▶ _Work to complete_
Copy out every line in the entries below that includes "with".
### Excerpted records
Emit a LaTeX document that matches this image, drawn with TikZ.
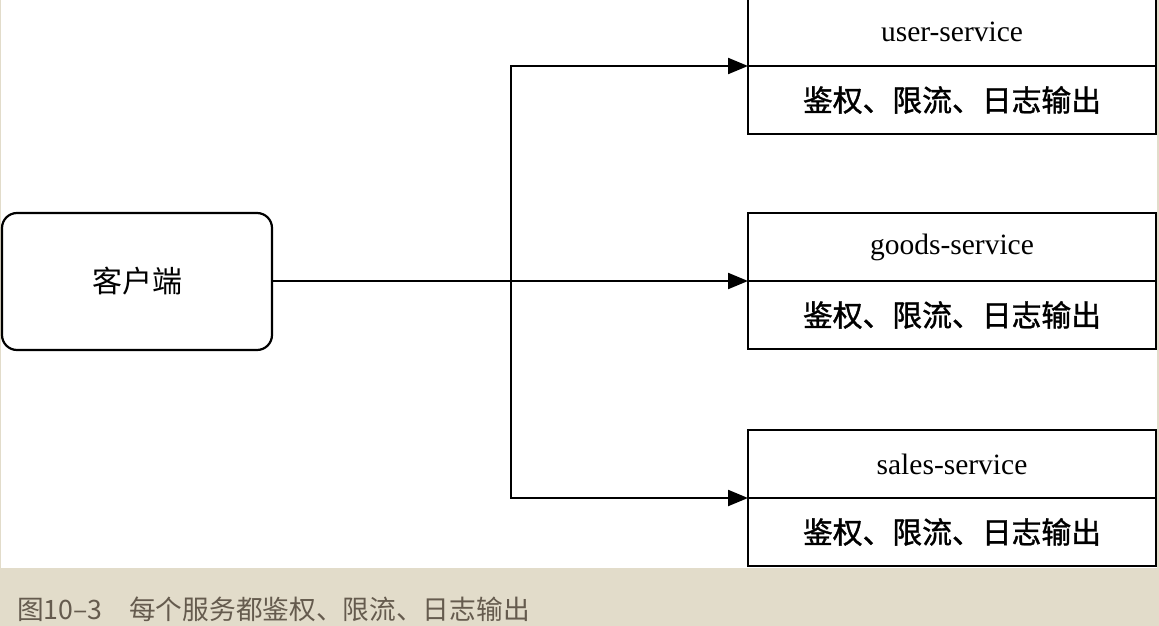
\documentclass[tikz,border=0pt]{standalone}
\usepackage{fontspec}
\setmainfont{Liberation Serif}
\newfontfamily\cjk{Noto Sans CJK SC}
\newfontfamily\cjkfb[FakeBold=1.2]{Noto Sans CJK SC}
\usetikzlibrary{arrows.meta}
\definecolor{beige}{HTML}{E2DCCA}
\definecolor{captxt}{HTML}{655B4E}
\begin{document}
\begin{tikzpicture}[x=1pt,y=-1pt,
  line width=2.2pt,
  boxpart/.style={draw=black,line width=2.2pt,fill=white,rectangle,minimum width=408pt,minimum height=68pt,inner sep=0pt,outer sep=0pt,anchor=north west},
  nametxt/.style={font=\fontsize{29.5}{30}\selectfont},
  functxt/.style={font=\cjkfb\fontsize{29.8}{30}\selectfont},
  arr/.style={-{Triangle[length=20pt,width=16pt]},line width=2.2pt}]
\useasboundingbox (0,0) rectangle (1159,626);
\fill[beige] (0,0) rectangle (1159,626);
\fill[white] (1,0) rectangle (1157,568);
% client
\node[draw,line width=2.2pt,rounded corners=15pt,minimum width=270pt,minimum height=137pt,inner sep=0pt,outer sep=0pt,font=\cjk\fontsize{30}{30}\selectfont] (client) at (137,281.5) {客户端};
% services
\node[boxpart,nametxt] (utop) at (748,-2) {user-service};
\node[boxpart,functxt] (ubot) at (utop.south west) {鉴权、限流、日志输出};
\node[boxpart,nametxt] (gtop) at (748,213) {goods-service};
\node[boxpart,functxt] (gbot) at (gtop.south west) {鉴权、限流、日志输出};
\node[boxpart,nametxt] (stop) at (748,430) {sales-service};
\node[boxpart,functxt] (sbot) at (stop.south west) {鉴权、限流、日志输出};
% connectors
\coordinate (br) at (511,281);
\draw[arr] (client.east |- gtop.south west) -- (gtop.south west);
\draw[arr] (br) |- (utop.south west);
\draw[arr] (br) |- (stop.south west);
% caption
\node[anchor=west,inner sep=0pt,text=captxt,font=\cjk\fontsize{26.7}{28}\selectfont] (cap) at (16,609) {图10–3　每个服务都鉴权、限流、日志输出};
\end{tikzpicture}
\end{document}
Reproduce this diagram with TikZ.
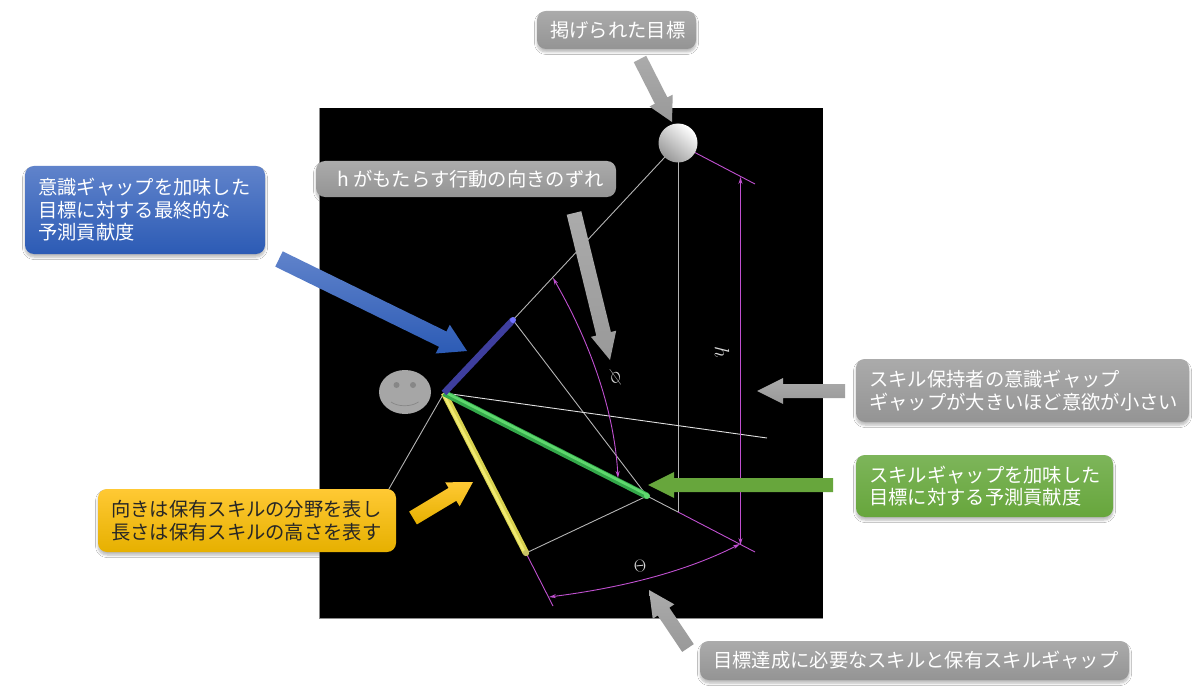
######
▶ _Task response_
Emit a LaTeX document that matches this image, drawn with TikZ.
Reproduce this diagram with TikZ.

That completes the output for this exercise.